(AIM):
Report how many lines include the word "with", and nothing besides that number.
-- begin EXCERPTED RECORDS --
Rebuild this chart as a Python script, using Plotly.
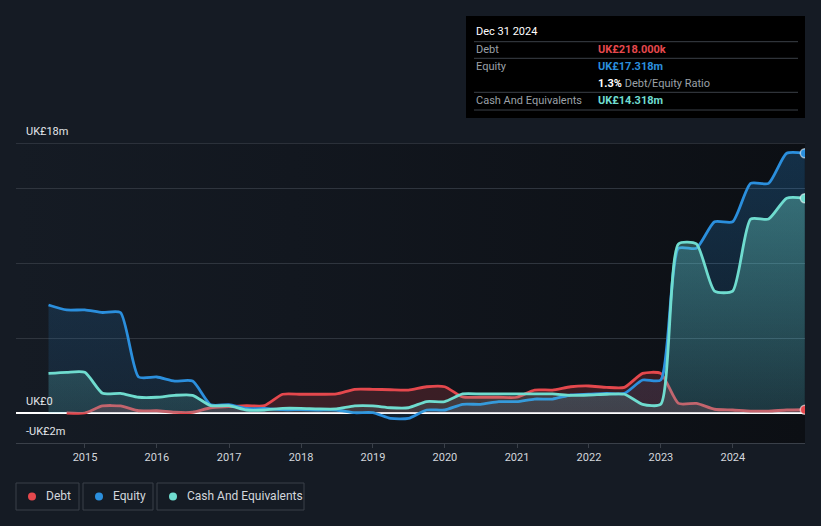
import base64

import pandas as pd
import plotly.graph_objects as go

# quarter ends, Jun 2014 .. Dec 2024 (values in UK£m)
quarters = pd.date_range("2014-06-30", "2024-12-31", freq="QE")

debt = [None, 0.0, 0.0, 0.47, 0.47, 0.15, 0.15, 0.05, 0.05, 0.35, 0.42,
        0.49, 0.49, 1.25, 1.25, 1.25, 1.27, 1.58, 1.58, 1.55, 1.53, 1.75,
        1.75, 1.07, 1.05, 1.05, 1.05, 1.53, 1.53, 1.75, 1.8, 1.71, 1.71,
        2.64, 2.64, 0.64, 0.64, 0.25, 0.2, 0.13, 0.13, 0.2, 0.218]
equity = [7.2, 6.87, 6.87, 6.7, 6.7, 2.4, 2.4, 2.13, 2.13, 0.55, 0.55,
          0.3, 0.3, 0.22, 0.22, 0.2, 0.2, 0.02, 0.02, -0.36, -0.36, 0.2,
          0.2, 0.58, 0.58, 0.76, 0.76, 0.93, 0.93, 1.2, 1.25, 1.31, 1.31,
          2.2, 2.2, 10.98, 10.98, 12.75, 12.75, 15.31, 15.31, 17.318, 17.318]
cash = [2.64, 2.71, 2.71, 1.31, 1.31, 1.05, 1.05, 1.18, 1.18, 0.49, 0.49,
        0.2, 0.2, 0.31, 0.31, 0.27, 0.27, 0.47, 0.47, 0.35, 0.35, 0.76,
        0.76, 1.27, 1.27, 1.27, 1.27, 1.27, 1.27, 1.18, 1.2, 1.25, 1.25,
        0.58, 0.58, 11.27, 11.27, 8.13, 8.13, 12.93, 12.93, 14.318, 14.318]

names = ["Debt", "Equity", "Cash And Equivalents"]
colors = ["#e5484d", "#2b8fdd", "#6fdccf"]
y_labels = [(131, "UK£18m"), (401, "UK£0"), (431, "-UK£2m")]

tooltip_date = "Dec 31 2024"
tooltip_rows = [
    ("Debt", "UK£218.000k", colors[0]),
    ("Equity", "UK£17.318m", colors[1]),
    ("", "<b>1.3%</b> <span style='color:#9ba0a7'>Debt/Equity Ratio</span>", "#ffffff"),
    ("Cash And Equivalents", "UK£14.318m", colors[2]),
]

FONT = "Roboto, Arial, sans-serif"
W, H = 821, 526
L, R, T, B = 16, 16, 143, 83


def pxx(x):
    return (x - L) / (W - L - R)


def pxy(y):
    return (H - B - y) / (H - T - B)


fig = go.Figure()

fills = [
    dict(fillcolor="rgba(229,72,77,0.2)"),
    dict(fillgradient=dict(type="vertical", start=0, stop=18,
                           colorscale=[[0, "rgba(43,143,221,0.10)"],
                                       [1, "rgba(43,143,221,0.26)"]])),
    dict(fillgradient=dict(type="vertical", start=0, stop=15,
                           colorscale=[[0, "rgba(111,220,207,0.14)"],
                                       [1, "rgba(111,220,207,0.38)"]])),
]

for name, values, color, fill in zip(names, [debt, equity, cash], colors, fills):
    xs = [d for d, v in zip(quarters, values) if v is not None]
    ys = [v for v in values if v is not None]
    fig.add_trace(go.Scatter(
        x=xs, y=ys, name=name, mode="lines", fill="tozeroy",
        line=dict(color=color, width=2.8, shape="spline", smoothing=0.6),
        hoverinfo="skip", **fill,
    ))

for values, color in zip([debt, equity, cash], colors):
    fig.add_trace(go.Scatter(
        x=[quarters[-1]], y=[values[-1]], mode="markers",
        marker=dict(size=9, color=color, line=dict(color="rgba(255,255,255,0.55)", width=1.5)),
        hoverinfo="skip",
    ))

annotations = []
shapes = []

# top boundary line at 18m
shapes.append(dict(type="line", xref="paper", yref="y", x0=0, x1=1, y0=18, y1=18,
                   line=dict(color="#454b54", width=1)))

for ly, text in y_labels:
    annotations.append(dict(x=pxx(24), y=pxy(ly), xref="paper", yref="paper", text=text,
                            showarrow=False, xanchor="left", yanchor="middle",
                            font=dict(size=11, color="#e3e6ea", family=FONT)))

# tooltip box
shapes.append(dict(type="rect", xref="paper", yref="paper", x0=pxx(466), x1=pxx(805),
                   y0=pxy(118), y1=pxy(16), fillcolor="#000000", line=dict(width=0)))
for ly in [41.7, 58.3, 92.3, 110]:
    shapes.append(dict(type="line", xref="paper", yref="paper", x0=pxx(474), x1=pxx(798),
                       y0=pxy(ly), y1=pxy(ly), line=dict(color="#3b4048", width=1)))
annotations.append(dict(x=pxx(474), y=pxy(31), xref="paper", yref="paper", text=tooltip_date,
                        showarrow=False, xanchor="left", yanchor="middle",
                        font=dict(size=11, color="#ffffff", family=FONT)))
for (label, value, color), ry in zip(tooltip_rows, [49.5, 66.5, 83, 100]):
    if label:
        annotations.append(dict(x=pxx(474), y=pxy(ry), xref="paper", yref="paper", text=label,
                                showarrow=False, xanchor="left", yanchor="middle",
                                font=dict(size=11, color="#9ba0a7", family=FONT)))
    if color != "#ffffff":
        value = f"<b>{value}</b>"
    annotations.append(dict(x=pxx(596), y=pxy(ry), xref="paper", yref="paper", text=value,
                            showarrow=False, xanchor="left", yanchor="middle",
                            font=dict(size=11, color=color, family=FONT)))

# legend boxes
legend_boxes = [(16, 79), (83, 153), (157, 304)]
for name, color, (x0, x1) in zip(names, colors, legend_boxes):
    shapes.append(dict(type="rect", xref="paper", yref="paper", x0=pxx(x0), x1=pxx(x1),
                       y0=pxy(510), y1=pxy(483), line=dict(color="#3a4049", width=1),
                       fillcolor="rgba(0,0,0,0)"))
    shapes.append(dict(type="circle", xref="paper", yref="paper", x0=pxx(x0 + 12), x1=pxx(x0 + 20),
                       y0=pxy(500.5), y1=pxy(492.5), line=dict(width=0), fillcolor=color))
    annotations.append(dict(x=pxx(x0 + 28), y=pxy(496.5), xref="paper", yref="paper", text=name,
                            showarrow=False, xanchor="left", yanchor="middle",
                            font=dict(size=12, color="#d3d7dc", family=FONT)))

svg = ('<svg xmlns="http://www.w3.org/2000/svg" width="200" height="20" preserveAspectRatio="none">'
       '<defs><linearGradient id="g" x1="0" y1="0" x2="1" y2="0">'
       '<stop offset="0" stop-color="#151b24"/><stop offset="0.35" stop-color="#12171f"/>'
       '<stop offset="1" stop-color="#0c0f14"/></linearGradient></defs>'
       '<rect width="200" height="20" fill="url(#g)"/></svg>')
bg = "data:image/svg+xml;base64," + base64.b64encode(svg.encode()).decode()

fig.update_layout(
    width=W, height=H,
    margin=dict(l=L, r=R, t=T, b=B),
    paper_bgcolor="#151b24",
    plot_bgcolor="rgba(0,0,0,0)",
    showlegend=False,
    font=dict(family=FONT, color="#d3d7dc"),
    images=[dict(source=bg, xref="paper", yref="paper", x=0, y=1, sizex=1, sizey=1,
                 xanchor="left", yanchor="top", sizing="stretch", layer="below")],
    xaxis=dict(
        type="date", range=["2014-01-16", "2025-01-01"],
        tickvals=[f"{y}-01-01" for y in range(2015, 2025)],
        ticktext=[str(y) for y in range(2015, 2025)],
        showgrid=False, zeroline=False,
        showline=True, linecolor="#3a4049", linewidth=1,
        ticks="outside", ticklen=4, tickcolor="#3a4049",
        tickfont=dict(size=11, color="#d3d7dc", family=FONT),
    ),
    yaxis=dict(
        range=[-2, 18], tickvals=[5, 10, 15], showticklabels=False,
        gridcolor="#2f353e", gridwidth=1,
        zeroline=True, zerolinecolor="#ffffff", zerolinewidth=1.5,
    ),
    shapes=shapes,
    annotations=annotations,
)

fig.write_html(
    "out.html",
    config={"displayModeBar": False},
    post_script="document.body.style.margin='0';document.body.style.background='#151b24';",
)
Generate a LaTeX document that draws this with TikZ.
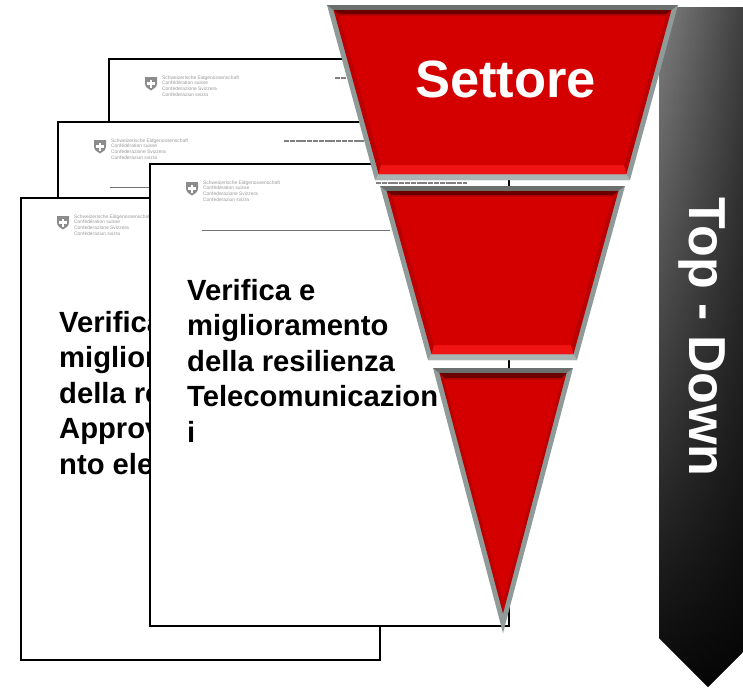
\documentclass[tikz,border=0pt]{standalone}
\usepackage{fontspec}
\setmainfont{Liberation Sans}
\usetikzlibrary{calc,fadings}
\tikzfading[name=darkright,left color=transparent!100,right color=transparent!50]
\definecolor{frameside}{HTML}{8E9B99}
\definecolor{frametop}{HTML}{6B6F6E}
\definecolor{framebot}{HTML}{A9B5B2}
\definecolor{redflat}{HTML}{D40000}
\definecolor{redside}{HTML}{BA0000}
\definecolor{redtop}{HTML}{6A0000}
\definecolor{redbot}{HTML}{F01414}
\tikzset{
  pagebox/.style={draw=black,line width=2pt,fill=white,minimum width=359pt,minimum height=462pt,anchor=north west,inner sep=0pt,outer sep=0pt},
  headtext/.style={text=black!40,font=\fontsize{4.9}{5.7}\selectfont,align=left,anchor=north west,inner sep=0pt},
  bodytext/.style={text=black,font=\bfseries\fontsize{29.2}{35.5}\selectfont,align=left,anchor=north west,inner sep=0pt},
  refline/.style={draw=black!50,line width=1.4pt,dash pattern=on 5pt off 0.8pt},
  rulegray/.style={draw=black!55,line width=0.8pt}
}
\newcommand{\docpage}[3]{%
  \node[pagebox] (#1) at (#2,#3) {};
  \begin{scope}[shift={(#2,#3)}]
    \fill[black!45] (36,18) -- (48,18) -- (48,24) .. controls (48,28) and (45,30) .. (42,31.5) .. controls (39,30) and (36,28) .. (36,24) -- cycle;
    \fill[white] (40.6,20.5) rectangle (43.4,28.5);
    \fill[white] (38,23.1) rectangle (46,25.9);
    \node[headtext] (#1h) at (53,16.5) {Schweizerische Eidgenossenschaft\\Confédération suisse\\Confederazione Svizzera\\Confederaziun svizra};
  \end{scope}}
\newcommand{\funnelpart}{%
  \fill[frameside] (o1) -- (o2) -- (o3) -- (o4) -- cycle;
  \fill[frametop] (o1) -- (o2) -- (m2) -- (m1) -- cycle;
  \fill[framebot] (o4) -- (o3) -- (m3) -- (m4) -- cycle;
  \fill[redside] (m1) -- (m2) -- (m3) -- (m4) -- cycle;
  \fill[redtop] (m1) -- (m2) -- ($(f2)+(0,-2)$) -- ($(f1)+(0,-2)$) -- cycle;
  \fill[redbot] (m4) -- (m3) -- (f3) -- (f4) -- cycle;
  \fill[redflat] (f1) -- (f2) -- (f3) -- (f4) -- cycle;}
\newcommand{\quadset}[5]{%
  \coordinate (#11) at #2; \coordinate (#12) at #3; \coordinate (#13) at #4; \coordinate (#14) at #5;}
\begin{document}
\begin{tikzpicture}[x=1pt,y=-1pt]
\useasboundingbox (0,0) rectangle (743,689);
\docpage{docA}{109}{59}
\draw[refline] (335,78) -- (346,78);
\docpage{docB}{58}{122}
\draw[refline] (284,141) -- (372,141);
\draw[rulegray] (110,187) -- (150,187);
\docpage{docC}{21}{198}
\node[bodytext] (docCt) at (59,311) {Verifica e\\miglioramento\\della resilienza\\Approvvigioname\\nto elettrico};
\docpage{docD}{150}{164}
\draw[refline] (376,183) -- (467,183);
\draw[rulegray] (202,230) -- (390,230);
\node[bodytext] (docDt) at (187,279) {Verifica e\\miglioramento\\della resilienza\\Telecomunicazion\\i};
% arrow
\path[top color=black!50!white,middle color=black!74!white,bottom color=black!97!white] (659,7) -- (743,7) -- (743,652) -- (708,687) -- (659,638) -- cycle;
\fill[black,path fading=darkright] (659,7) -- (743,7) -- (743,652) -- (708,687) -- (659,638) -- cycle;
\node[text=white,font=\bfseries\fontsize{52}{60}\selectfont,inner sep=0pt,anchor=base,rotate=-90] (topdown) at (689,337) {Top - Down};
% funnels
\quadset{o}{(327,5)}{(678,5)}{(630,180)}{(375,180)}
\quadset{m}{(333.6,10)}{(671.4,10)}{(626.4,174)}{(378.6,174)}
\quadset{f}{(339,16)}{(666,16)}{(624,165)}{(381,165)}
\funnelpart
\quadset{o}{(380,186)}{(625,186)}{(577,360)}{(428,360)}
\quadset{m}{(386.6,191)}{(618.4,191)}{(573.5,354)}{(431.5,354)}
\quadset{f}{(392.3,197)}{(612.7,197)}{(571,345)}{(434,345)}
\funnelpart
\quadset{o}{(433,368)}{(573,368)}{(503,633)}{(503,633)}
\quadset{m}{(439.5,373)}{(566.5,373)}{(503,613.5)}{(503,613.5)}
\quadset{f}{(444.3,380)}{(561.7,380)}{(503,601)}{(503,601)}
\funnelpart
\node[text=white,font=\bfseries\fontsize{52.5}{60}\selectfont,inner sep=0pt,anchor=base] (settore) at (505.5,97) {Settore};
\end{tikzpicture}
\end{document}
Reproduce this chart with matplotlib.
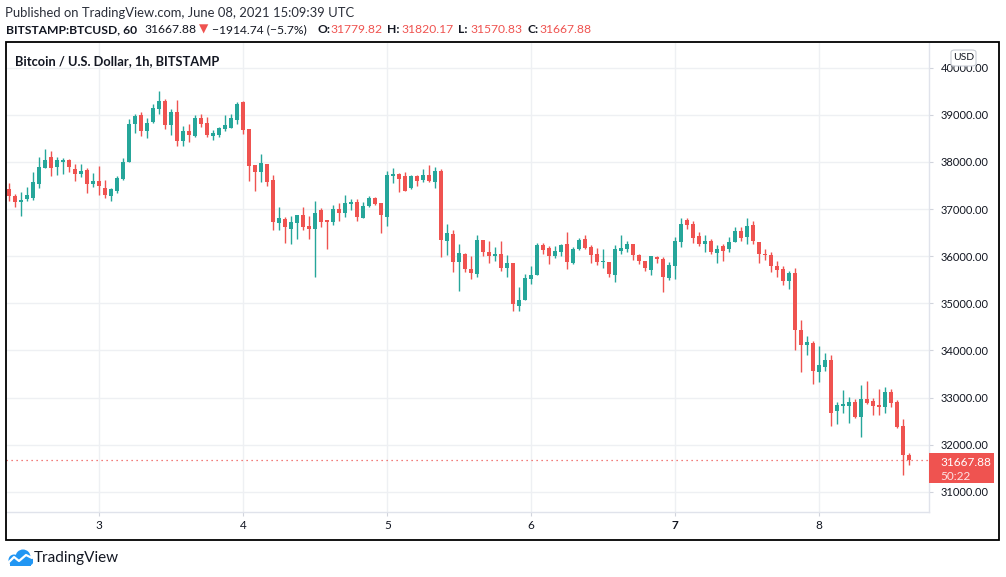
-- end EXCERPTED RECORDS --
(FULL ANSWER):
2